Guitarricadelafuente’s growing international reach—tours, audiences, critical attention—sits alongside a refusal to overexpose. He doesn’t flatten himself for accessibility. He allows opacity.
And Dior, in choosing him, seems to be leaning into that opacity rather than resolving it.
The Dior man, in this formulation, is not immediately knowable. He doesn’t need to be. What matters is coherence, not clarity.
idea
It would be easy to read this as part of a broader pattern—fashion aligning with musicians, cultural figures, artists. But that framing feels insufficient here.
This is less about crossover, more about alignment at the level of method.
Both operate through reduction. Through attention to texture. Through a refusal to overstate.
Both treat heritage not as archive, but as material.
And both seem increasingly uninterested in the idea of the finished statement. What matters is the ongoing line—the work as it continues, not as it concludes.
consider
So what does it mean to call Guitarricadelafuente “a new incarnation of the Dior man”?
Not a type. Not an image.
More like a condition.
A way of moving through references without announcing them. A way of holding history without being held by it. A way of being visible without insisting on visibility.
Less edge. More depth.
Less performance. More presence.
If earlier versions of the Dior man were defined by silhouette, by cut, by attitude, this one feels harder to pin down. And that seems intentional.

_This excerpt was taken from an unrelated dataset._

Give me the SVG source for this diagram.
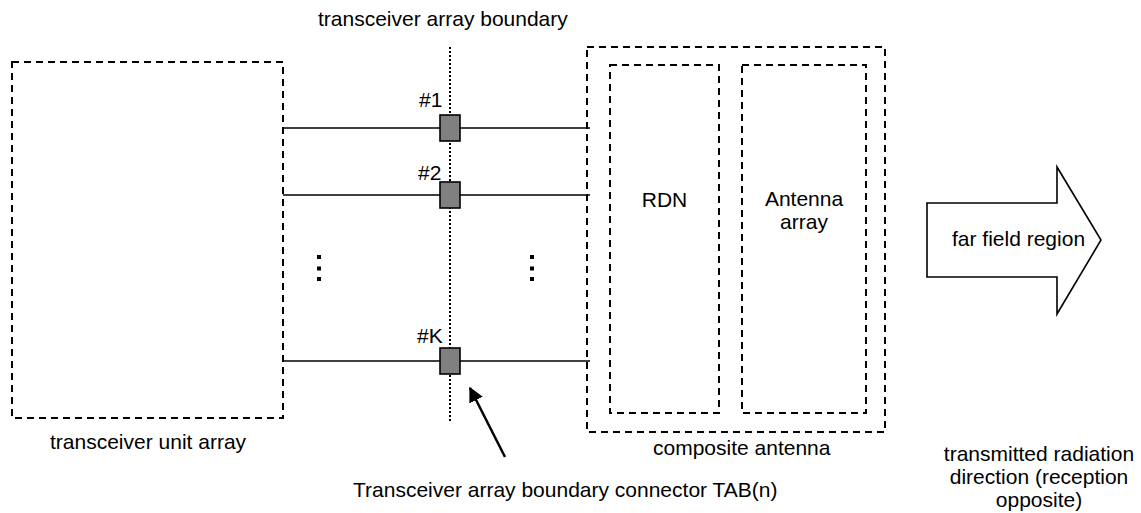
<svg xmlns="http://www.w3.org/2000/svg" width="1141" height="513" viewBox="0 0 1141 513">
<style>
text{font-family:"Liberation Sans",Arial,sans-serif;font-size:21px;fill:#000}
.dash{fill:none;stroke:#000;stroke-width:2;stroke-dasharray:7,5}
.wire{stroke:#000;stroke-width:1.4;fill:none}
.tab{fill:#808080;stroke:#000;stroke-width:1.6}
.dot{fill:#000}
</style>
<defs>
<marker id="ah" viewBox="0 0 10 10" refX="9" refY="5" markerWidth="6" markerHeight="6" markerUnits="strokeWidth" orient="auto">
<path d="M0,0 L10,5 L0,10 z" fill="#000"/>
</marker>
</defs>
<rect width="1141" height="513" fill="#fff"/>
<g id="boundary-line">
<line x1="450" y1="47" x2="450" y2="422" stroke="#000" stroke-width="2" stroke-dasharray="2,2"/>
<text x="318" y="26">transceiver array boundary</text>
</g>
<g id="connectors">
<line class="wire" x1="283" y1="128" x2="590" y2="128"/>
<line class="wire" x1="283" y1="195" x2="590" y2="195"/>
<line class="wire" x1="283" y1="361" x2="590" y2="361"/>
<line x1="505" y1="457" x2="470" y2="388" stroke="#000" stroke-width="2.5" marker-end="url(#ah)"/>
</g>
<g id="transceiver-unit-array">
<rect class="dash" x="12" y="62" width="271" height="356"/>
<text x="50" y="449">transceiver unit array</text>
</g>
<g id="tab1">
<rect class="tab" x="440" y="115" width="20" height="26"/>
<text x="419" y="107">#1</text>
</g>
<g id="tab2">
<rect class="tab" x="440" y="182" width="20" height="26"/>
<text x="418" y="180">#2</text>
</g>
<g id="tabK">
<rect class="tab" x="440" y="348" width="20" height="26"/>
<text x="417" y="343">#K</text>
</g>
<g id="ellipsis-left">
<rect class="dot" x="317" y="255" width="4" height="4"/>
<rect class="dot" x="317" y="266.5" width="4" height="4"/>
<rect class="dot" x="317" y="277" width="4" height="4"/>
</g>
<g id="ellipsis-right">
<rect class="dot" x="530" y="255" width="4" height="4"/>
<rect class="dot" x="530" y="266.5" width="4" height="4"/>
<rect class="dot" x="530" y="277" width="4" height="4"/>
</g>
<g id="composite-antenna">
<rect class="dash" x="587" y="47" width="298" height="385"/>
<text x="653" y="455">composite antenna</text>
</g>
<g id="rdn">
<rect class="dash" x="610" y="65" width="109" height="348"/>
<text x="664.5" y="207" text-anchor="middle">RDN</text>
</g>
<g id="antenna-array">
<rect class="dash" x="742" y="65" width="124" height="348"/>
<text x="804" y="206" text-anchor="middle">Antenna</text>
<text x="804" y="229" text-anchor="middle">array</text>
</g>
<g id="far-field-region">
<polygon points="927,203 1057,203 1057,167 1101,240 1057,314 1057,277 927,277" fill="#fff" stroke="#000" stroke-width="1.6"/>
<text x="952" y="246">far field region</text>
</g>
<g id="tab-label">
<text x="353" y="497">Transceiver array boundary connector TAB(n)</text>
</g>
<g id="direction-label">
<text x="1039" y="461" text-anchor="middle">transmitted radiation</text>
<text x="1039" y="484" text-anchor="middle">direction (reception</text>
<text x="1039" y="507" text-anchor="middle">opposite)</text>
</g>
</svg>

He is not there to be recognized immediately.
He is there to be understood over time.
fin
There will be campaigns, inevitably. Images, garments, frames that attempt to translate this alignment into something legible.
But the more interesting question is what doesn’t translate.
What remains unarticulated. What stays in between.
Guitarricadelafuente doesn’t resolve easily into fashion language. That’s precisely why it works. He introduces friction—not resistance, but subtle misalignment. Enough to keep things from becoming too smooth.
Dior, in turn, absorbs that friction. Allows it.
And in that exchange, something shifts.
Not dramatically. Not visibly at first.
But enough to change the way the next image will be read.